#### Materials provided:
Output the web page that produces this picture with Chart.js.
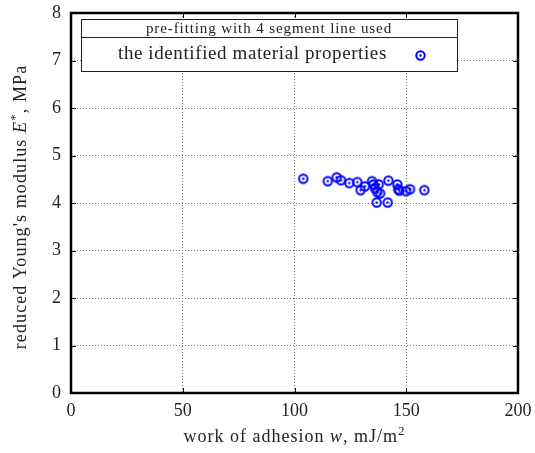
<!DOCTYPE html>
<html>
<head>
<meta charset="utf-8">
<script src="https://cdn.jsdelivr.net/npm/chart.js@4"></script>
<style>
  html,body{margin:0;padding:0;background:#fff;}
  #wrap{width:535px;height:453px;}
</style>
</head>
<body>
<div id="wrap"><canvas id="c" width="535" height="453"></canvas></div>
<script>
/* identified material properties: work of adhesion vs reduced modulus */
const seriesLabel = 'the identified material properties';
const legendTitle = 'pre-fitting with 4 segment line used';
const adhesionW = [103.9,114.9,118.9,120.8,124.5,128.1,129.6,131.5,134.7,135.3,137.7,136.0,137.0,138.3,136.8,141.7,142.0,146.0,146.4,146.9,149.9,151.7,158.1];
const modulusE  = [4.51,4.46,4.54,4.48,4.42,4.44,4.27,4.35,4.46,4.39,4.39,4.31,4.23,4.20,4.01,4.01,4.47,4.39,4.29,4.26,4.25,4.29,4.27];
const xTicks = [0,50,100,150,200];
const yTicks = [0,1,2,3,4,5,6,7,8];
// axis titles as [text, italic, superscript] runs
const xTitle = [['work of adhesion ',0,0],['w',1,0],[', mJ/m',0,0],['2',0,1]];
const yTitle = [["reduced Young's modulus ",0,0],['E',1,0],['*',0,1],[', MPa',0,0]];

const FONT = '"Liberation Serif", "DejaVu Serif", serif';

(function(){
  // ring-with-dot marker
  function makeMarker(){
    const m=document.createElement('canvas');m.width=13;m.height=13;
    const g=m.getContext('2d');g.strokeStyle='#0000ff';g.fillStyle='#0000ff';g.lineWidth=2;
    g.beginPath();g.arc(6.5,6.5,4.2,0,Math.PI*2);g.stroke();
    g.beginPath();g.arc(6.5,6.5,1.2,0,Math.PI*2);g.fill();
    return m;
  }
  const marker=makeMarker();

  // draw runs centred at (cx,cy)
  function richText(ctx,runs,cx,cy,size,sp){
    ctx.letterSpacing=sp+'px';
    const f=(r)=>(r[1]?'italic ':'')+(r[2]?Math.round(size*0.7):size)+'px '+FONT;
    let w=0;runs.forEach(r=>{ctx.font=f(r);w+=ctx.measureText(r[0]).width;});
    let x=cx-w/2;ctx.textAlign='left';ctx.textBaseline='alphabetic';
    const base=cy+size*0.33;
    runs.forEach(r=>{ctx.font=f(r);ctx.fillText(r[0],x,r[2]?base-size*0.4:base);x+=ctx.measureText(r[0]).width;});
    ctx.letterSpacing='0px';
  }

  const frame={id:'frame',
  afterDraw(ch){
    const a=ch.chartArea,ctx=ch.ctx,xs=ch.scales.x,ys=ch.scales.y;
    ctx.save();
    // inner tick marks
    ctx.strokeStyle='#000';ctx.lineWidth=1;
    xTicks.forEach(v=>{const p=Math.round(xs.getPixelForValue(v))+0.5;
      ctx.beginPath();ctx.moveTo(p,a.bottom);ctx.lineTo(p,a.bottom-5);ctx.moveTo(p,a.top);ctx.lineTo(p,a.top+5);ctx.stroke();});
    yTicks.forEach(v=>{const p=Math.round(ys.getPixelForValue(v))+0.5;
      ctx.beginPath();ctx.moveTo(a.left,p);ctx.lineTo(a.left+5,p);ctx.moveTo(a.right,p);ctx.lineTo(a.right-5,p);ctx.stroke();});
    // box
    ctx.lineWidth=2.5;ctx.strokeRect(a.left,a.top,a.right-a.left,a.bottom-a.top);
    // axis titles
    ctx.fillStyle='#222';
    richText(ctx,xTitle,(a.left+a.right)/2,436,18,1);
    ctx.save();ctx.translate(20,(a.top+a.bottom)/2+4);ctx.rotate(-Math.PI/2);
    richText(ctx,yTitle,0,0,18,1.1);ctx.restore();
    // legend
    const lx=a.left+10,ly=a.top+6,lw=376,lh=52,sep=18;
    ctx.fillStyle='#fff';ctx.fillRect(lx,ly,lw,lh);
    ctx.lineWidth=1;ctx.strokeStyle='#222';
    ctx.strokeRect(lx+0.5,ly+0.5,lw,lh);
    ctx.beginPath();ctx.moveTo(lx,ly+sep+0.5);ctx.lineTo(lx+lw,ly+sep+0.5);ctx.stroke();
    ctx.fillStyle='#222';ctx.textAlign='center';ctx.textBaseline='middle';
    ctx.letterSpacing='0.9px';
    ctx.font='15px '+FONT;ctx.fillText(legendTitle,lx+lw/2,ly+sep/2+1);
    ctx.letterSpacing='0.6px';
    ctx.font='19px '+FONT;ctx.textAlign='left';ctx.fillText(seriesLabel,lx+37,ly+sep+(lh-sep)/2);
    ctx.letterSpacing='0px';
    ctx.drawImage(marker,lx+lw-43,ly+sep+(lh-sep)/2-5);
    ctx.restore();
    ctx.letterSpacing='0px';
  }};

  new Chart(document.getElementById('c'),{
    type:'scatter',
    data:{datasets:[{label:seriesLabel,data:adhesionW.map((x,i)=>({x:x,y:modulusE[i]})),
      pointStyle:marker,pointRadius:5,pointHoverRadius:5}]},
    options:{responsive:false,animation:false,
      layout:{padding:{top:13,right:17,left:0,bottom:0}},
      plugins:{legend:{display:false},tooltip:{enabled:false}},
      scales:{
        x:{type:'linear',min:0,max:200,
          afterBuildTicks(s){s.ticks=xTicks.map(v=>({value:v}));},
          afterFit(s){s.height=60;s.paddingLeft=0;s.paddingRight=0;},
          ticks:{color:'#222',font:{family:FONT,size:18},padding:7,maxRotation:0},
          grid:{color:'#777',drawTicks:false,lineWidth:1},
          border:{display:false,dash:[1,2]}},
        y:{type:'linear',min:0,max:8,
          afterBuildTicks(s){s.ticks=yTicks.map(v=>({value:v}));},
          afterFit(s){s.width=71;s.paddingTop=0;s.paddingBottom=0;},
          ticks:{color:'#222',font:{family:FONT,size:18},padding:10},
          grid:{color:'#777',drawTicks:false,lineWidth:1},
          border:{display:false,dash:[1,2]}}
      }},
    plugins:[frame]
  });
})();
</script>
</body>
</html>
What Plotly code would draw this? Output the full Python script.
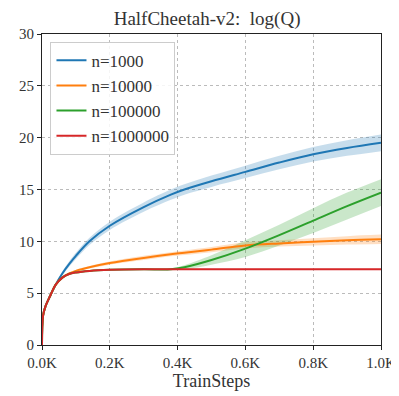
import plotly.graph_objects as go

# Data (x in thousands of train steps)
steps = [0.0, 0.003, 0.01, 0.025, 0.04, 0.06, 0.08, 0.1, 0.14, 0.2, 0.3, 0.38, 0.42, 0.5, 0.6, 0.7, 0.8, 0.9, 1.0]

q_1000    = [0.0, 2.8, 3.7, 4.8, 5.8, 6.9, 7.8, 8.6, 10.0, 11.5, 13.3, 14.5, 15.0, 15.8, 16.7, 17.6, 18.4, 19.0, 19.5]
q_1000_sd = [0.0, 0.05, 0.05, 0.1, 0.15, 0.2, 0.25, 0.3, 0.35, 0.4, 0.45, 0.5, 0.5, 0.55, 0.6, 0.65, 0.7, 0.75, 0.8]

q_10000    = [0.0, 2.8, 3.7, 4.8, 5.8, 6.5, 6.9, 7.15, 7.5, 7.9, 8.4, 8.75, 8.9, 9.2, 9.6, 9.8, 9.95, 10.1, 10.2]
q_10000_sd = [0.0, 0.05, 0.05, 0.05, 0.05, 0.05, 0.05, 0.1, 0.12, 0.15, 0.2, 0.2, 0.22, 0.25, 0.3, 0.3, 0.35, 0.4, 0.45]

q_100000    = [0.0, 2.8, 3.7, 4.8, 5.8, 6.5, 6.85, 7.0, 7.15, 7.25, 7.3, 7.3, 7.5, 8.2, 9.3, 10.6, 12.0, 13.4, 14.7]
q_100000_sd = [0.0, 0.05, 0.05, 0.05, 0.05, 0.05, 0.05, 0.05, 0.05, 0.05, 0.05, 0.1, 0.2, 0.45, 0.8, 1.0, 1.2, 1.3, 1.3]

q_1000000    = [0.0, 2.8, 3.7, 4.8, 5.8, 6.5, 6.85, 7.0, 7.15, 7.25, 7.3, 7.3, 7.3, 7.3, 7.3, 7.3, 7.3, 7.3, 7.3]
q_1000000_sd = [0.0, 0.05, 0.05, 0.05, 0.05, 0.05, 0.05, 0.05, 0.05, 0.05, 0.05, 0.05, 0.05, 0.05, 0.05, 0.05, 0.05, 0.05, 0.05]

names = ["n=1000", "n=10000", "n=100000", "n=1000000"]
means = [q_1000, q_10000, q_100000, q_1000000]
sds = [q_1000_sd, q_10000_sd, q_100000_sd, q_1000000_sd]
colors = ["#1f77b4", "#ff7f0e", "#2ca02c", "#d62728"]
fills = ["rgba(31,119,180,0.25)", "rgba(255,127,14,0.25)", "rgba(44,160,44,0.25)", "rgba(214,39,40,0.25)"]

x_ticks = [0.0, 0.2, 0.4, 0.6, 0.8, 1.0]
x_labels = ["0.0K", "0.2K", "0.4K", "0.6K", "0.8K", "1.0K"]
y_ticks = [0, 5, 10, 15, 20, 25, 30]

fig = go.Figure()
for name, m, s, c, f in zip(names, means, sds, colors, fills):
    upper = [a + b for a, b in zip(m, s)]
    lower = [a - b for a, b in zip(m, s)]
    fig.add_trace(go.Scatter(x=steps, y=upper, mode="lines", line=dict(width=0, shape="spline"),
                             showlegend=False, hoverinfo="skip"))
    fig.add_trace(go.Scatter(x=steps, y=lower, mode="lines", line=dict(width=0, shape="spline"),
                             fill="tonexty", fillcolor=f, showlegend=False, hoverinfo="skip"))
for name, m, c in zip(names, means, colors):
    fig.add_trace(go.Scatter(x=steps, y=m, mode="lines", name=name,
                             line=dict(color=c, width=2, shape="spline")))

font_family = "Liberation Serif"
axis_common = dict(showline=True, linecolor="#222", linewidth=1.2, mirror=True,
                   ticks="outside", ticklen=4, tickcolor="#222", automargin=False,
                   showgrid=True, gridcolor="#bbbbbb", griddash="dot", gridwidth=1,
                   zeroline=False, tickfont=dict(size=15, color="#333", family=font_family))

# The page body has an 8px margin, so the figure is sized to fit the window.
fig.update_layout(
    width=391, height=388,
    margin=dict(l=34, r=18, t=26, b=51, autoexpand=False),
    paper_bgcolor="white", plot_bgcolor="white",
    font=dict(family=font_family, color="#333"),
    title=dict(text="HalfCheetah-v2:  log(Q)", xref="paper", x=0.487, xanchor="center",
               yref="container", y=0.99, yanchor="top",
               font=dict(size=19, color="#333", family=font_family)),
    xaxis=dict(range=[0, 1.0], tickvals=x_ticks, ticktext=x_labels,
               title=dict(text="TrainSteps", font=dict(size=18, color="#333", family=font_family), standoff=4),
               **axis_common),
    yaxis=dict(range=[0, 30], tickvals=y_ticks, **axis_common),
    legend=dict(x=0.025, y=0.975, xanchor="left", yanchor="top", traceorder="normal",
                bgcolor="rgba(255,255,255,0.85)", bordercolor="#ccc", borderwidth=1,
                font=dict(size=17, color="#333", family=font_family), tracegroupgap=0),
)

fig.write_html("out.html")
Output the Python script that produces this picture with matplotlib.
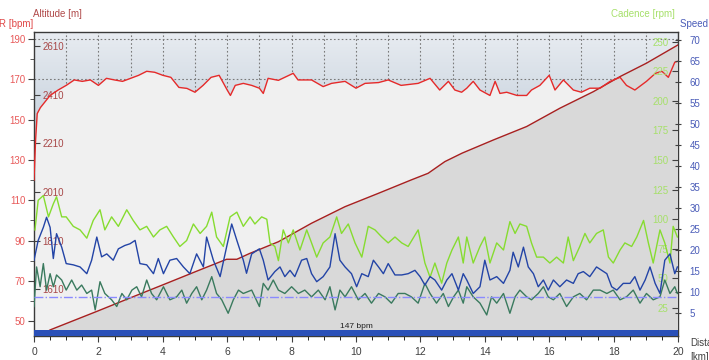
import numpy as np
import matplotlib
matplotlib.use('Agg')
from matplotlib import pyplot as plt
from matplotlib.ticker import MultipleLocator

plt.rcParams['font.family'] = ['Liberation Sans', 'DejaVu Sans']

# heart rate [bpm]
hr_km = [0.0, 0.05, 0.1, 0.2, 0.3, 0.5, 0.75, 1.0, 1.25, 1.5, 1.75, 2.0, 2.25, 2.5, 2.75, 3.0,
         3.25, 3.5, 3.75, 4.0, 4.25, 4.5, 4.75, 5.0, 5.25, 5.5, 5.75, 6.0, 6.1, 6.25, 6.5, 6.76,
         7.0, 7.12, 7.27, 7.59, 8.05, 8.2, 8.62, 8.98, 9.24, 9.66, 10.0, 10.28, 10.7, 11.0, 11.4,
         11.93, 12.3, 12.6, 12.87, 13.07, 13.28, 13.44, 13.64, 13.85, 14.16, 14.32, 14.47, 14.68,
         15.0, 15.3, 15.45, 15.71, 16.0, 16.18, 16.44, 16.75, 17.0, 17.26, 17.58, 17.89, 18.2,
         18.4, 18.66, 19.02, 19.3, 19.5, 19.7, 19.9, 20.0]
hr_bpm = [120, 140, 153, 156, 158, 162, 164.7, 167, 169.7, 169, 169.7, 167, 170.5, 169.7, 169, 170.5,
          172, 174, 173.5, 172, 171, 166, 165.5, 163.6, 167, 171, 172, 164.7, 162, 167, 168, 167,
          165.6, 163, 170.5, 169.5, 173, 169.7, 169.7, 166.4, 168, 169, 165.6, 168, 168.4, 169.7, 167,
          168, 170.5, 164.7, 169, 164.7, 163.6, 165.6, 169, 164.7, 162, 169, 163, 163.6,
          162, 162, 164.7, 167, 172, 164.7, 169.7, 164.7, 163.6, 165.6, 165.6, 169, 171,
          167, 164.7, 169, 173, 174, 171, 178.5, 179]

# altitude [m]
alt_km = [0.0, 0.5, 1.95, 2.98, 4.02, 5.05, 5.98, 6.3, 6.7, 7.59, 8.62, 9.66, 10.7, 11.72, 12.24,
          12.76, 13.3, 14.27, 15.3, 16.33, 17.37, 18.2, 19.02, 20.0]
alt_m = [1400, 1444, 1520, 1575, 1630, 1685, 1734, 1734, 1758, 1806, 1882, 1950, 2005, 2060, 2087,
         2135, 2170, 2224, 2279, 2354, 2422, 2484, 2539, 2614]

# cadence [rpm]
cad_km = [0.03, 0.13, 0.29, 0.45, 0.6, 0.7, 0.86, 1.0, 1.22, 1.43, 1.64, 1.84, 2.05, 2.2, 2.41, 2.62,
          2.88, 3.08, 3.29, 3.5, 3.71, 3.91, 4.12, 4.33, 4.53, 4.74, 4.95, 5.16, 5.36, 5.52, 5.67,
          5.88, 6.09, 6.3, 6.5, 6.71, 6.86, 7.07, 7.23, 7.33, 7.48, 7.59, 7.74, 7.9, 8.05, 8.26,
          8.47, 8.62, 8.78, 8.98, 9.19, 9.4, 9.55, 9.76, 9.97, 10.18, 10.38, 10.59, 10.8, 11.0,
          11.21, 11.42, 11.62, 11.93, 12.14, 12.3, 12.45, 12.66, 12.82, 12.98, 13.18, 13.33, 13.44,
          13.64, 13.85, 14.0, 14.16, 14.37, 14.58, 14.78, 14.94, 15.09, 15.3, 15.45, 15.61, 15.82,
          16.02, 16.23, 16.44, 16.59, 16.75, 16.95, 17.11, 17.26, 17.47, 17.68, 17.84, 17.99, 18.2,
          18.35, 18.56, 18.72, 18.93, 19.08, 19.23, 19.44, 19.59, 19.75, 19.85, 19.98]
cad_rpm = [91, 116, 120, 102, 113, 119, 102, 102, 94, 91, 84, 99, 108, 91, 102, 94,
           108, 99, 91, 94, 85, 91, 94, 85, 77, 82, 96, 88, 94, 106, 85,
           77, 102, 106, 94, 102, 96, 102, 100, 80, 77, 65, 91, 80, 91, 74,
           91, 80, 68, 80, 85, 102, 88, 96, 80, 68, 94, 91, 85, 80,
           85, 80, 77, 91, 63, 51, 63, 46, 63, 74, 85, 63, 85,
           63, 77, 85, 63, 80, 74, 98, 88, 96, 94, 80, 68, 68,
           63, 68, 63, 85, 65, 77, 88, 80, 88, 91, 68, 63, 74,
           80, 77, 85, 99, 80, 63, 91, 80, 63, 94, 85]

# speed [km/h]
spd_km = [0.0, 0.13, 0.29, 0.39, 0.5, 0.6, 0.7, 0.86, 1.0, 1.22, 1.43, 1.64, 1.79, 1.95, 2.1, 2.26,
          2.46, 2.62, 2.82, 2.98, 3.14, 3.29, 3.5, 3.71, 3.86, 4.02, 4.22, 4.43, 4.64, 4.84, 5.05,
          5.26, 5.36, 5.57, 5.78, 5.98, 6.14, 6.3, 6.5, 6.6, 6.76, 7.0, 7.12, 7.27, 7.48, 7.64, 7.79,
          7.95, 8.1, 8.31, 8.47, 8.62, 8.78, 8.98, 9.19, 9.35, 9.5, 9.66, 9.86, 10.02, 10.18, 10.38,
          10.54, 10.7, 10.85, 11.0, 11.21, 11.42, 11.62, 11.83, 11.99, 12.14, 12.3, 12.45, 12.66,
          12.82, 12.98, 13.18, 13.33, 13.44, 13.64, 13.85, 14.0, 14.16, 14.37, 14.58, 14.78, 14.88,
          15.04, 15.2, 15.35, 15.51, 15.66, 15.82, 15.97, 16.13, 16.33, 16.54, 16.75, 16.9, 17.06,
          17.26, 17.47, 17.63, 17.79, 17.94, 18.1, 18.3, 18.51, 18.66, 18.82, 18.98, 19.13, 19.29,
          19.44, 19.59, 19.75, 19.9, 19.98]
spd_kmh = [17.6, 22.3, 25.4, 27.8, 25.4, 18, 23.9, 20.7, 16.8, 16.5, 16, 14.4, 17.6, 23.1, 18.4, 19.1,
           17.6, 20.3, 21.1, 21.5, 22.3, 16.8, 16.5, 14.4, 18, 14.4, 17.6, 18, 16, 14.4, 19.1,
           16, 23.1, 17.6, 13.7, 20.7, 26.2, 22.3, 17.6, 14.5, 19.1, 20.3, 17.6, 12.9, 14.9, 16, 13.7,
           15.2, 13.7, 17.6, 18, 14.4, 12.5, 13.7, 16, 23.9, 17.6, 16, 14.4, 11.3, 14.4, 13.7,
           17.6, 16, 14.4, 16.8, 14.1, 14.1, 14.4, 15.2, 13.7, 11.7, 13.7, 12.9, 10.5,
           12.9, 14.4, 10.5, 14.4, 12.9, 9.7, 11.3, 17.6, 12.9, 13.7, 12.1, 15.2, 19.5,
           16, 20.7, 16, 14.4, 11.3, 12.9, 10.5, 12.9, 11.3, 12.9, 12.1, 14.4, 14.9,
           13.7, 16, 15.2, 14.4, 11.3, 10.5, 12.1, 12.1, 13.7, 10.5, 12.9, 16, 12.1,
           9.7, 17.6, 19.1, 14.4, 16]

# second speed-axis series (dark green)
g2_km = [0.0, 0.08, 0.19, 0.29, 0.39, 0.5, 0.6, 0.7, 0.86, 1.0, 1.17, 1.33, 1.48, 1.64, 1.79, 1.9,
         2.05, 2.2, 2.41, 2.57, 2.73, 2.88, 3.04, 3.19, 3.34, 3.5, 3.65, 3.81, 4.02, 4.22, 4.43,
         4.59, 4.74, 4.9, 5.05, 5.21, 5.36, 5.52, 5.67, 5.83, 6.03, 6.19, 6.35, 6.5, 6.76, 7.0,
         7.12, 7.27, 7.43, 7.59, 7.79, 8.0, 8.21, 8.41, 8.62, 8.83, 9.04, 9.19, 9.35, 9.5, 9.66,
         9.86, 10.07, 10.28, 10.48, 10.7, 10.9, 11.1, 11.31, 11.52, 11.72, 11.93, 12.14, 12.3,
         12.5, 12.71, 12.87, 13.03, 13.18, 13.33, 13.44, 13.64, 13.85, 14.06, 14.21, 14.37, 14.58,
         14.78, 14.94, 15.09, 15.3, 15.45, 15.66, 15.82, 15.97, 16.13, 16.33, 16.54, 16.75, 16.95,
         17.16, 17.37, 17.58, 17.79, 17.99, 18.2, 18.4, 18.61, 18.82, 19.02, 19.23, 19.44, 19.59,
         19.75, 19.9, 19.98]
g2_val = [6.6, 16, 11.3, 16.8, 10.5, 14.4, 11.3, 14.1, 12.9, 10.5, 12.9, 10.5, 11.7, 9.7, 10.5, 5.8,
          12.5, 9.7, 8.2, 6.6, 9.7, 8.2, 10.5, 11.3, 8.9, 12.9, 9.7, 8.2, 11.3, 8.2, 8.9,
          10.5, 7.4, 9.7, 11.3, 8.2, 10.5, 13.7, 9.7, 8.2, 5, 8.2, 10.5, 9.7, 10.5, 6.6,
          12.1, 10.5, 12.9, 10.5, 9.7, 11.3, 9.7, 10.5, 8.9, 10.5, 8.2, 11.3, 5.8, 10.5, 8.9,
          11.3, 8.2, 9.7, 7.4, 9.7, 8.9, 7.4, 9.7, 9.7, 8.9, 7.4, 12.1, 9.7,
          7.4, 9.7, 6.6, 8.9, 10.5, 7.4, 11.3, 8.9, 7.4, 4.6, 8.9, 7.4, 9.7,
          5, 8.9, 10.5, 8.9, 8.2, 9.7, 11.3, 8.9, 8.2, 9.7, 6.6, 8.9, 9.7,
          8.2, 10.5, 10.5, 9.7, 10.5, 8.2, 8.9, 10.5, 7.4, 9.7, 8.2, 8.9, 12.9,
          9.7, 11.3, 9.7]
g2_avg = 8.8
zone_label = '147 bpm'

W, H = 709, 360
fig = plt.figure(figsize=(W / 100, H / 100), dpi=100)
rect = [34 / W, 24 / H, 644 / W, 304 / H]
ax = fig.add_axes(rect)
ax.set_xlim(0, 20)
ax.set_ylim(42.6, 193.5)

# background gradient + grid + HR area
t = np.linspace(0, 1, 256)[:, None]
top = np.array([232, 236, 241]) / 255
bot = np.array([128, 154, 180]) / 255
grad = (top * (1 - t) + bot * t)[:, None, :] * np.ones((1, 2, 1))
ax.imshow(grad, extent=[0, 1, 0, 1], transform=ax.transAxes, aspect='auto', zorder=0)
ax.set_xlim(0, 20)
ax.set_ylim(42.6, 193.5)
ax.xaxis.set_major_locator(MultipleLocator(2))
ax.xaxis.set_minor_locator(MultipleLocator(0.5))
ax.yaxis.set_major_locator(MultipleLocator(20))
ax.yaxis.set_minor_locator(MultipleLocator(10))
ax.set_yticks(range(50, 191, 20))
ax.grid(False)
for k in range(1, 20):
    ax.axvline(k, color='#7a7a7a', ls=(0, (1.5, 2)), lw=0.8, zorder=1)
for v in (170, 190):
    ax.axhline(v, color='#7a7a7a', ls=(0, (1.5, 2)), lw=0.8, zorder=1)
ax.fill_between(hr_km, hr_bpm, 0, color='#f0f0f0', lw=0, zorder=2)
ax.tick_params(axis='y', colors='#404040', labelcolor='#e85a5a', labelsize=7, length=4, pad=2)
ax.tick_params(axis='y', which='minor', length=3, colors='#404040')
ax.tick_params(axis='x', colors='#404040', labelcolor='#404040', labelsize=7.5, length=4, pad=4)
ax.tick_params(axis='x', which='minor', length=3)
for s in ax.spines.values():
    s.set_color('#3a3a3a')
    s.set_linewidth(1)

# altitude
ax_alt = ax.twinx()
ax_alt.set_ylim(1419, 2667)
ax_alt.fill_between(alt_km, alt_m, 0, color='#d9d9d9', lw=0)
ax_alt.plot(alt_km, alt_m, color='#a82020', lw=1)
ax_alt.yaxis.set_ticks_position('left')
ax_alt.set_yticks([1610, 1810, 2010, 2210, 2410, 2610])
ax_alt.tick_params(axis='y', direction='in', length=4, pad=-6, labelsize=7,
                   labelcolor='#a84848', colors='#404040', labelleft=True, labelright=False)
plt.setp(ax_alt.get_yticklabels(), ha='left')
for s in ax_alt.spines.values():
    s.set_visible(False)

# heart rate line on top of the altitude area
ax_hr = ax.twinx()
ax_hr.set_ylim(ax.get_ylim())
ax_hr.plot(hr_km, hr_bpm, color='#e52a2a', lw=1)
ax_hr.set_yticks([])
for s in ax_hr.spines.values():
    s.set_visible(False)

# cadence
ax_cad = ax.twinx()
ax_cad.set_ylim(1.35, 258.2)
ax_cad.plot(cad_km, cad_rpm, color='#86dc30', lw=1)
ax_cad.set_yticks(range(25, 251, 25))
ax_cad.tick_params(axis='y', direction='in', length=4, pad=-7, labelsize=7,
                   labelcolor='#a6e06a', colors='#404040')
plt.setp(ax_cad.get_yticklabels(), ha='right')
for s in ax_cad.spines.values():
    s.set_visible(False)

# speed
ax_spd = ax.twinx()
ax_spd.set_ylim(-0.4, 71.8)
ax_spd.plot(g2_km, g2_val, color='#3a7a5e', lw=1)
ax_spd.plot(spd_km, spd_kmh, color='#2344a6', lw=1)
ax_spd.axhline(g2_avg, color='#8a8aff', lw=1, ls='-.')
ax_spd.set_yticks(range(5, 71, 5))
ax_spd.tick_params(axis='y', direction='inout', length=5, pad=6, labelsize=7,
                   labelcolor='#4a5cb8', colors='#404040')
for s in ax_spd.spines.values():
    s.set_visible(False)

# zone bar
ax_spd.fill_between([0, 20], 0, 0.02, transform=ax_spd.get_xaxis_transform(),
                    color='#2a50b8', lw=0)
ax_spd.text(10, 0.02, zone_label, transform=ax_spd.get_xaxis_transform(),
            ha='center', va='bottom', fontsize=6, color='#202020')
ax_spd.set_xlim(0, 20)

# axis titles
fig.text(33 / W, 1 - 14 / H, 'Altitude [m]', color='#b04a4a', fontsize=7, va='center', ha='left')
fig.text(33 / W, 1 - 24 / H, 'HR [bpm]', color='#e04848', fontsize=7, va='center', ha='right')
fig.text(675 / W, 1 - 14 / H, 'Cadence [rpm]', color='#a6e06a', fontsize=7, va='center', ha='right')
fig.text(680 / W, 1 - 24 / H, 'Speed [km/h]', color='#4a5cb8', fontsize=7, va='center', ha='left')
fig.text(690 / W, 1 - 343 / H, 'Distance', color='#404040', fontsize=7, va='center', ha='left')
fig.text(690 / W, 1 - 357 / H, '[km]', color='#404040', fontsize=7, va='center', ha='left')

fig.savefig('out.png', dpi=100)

#### What you need to do:
Make an exact copy of the lines from the one holding "Output the Python" through the one holding "plt.rcParams['font.family'] = ['Liberation", end lines included, without the pictures.

#### Written answer:
Output the Python script that produces this picture with matplotlib.
import numpy as np
import matplotlib
matplotlib.use('Agg')
from matplotlib import pyplot as plt
from matplotlib.ticker import MultipleLocator

plt.rcParams['font.family'] = ['Liberation Sans', 'DejaVu Sans']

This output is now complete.